The game's style and presentation ensure that you're always engaged with what is happening on screen. Camera angles and cuts are excellent and cinematic during story sequences and every shot manages to capture the emotion and gravitas of any given scene as it plays out. Every cut scene has full Japanese voice over (sorry no English track) and for every minute of drama there's at least one more of hilarious absurdity. The cities are as wonderfully detailed as they are dense with things to do and find. Both can be explored during day or night with a quick rest at your home base unless story events prevent you from doing so. You can even walk around the city in first person which I found to be helpful when looking for locker keys and for when I just wanted to take in the detail of the city a little more intimately. It transitions smoothly and automatically if you enter combat as there's no system to fight in first person. Once you finish you can take on a premium adventure that allows to you clean up any side activities you like without any additional pressure or you can use your save file to start a New Game+ and carry over elements from your first play through. With so much to do and see there's a good amount of replay value, especially once you know the twists and turns of the main narrative.
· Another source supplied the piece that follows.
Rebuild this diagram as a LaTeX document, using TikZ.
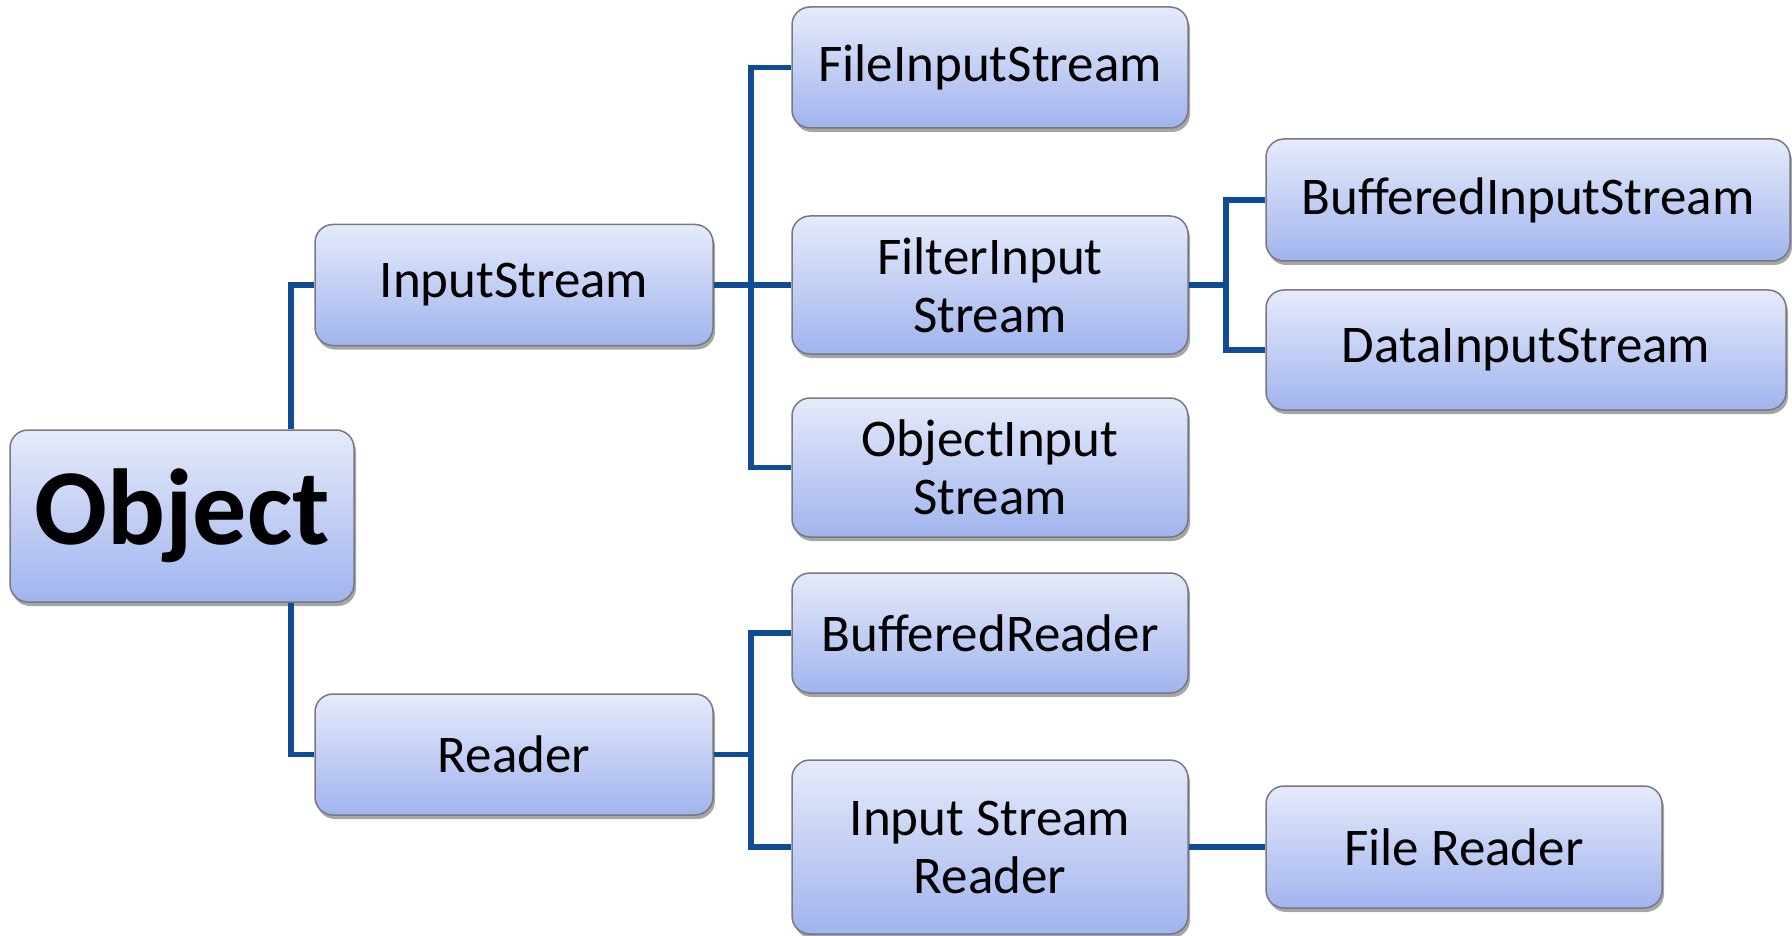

Yakuza Kiwami 2 is neither the best place to start in terms of narrative or the game with the widest set of combat options. With that said it's still a well made action RPG whose strength lies in it's narrative, style and personality. A deep but easy to understand upgrade system gives you ample reason to engage with all of the systems and side stories in order to get the most out of Kiryu's abilities. There's a couple dozen hours worth of things to do in Yakuza Kiwami 2 and it stands as one of my favorite video game narratives I've experienced in 2018.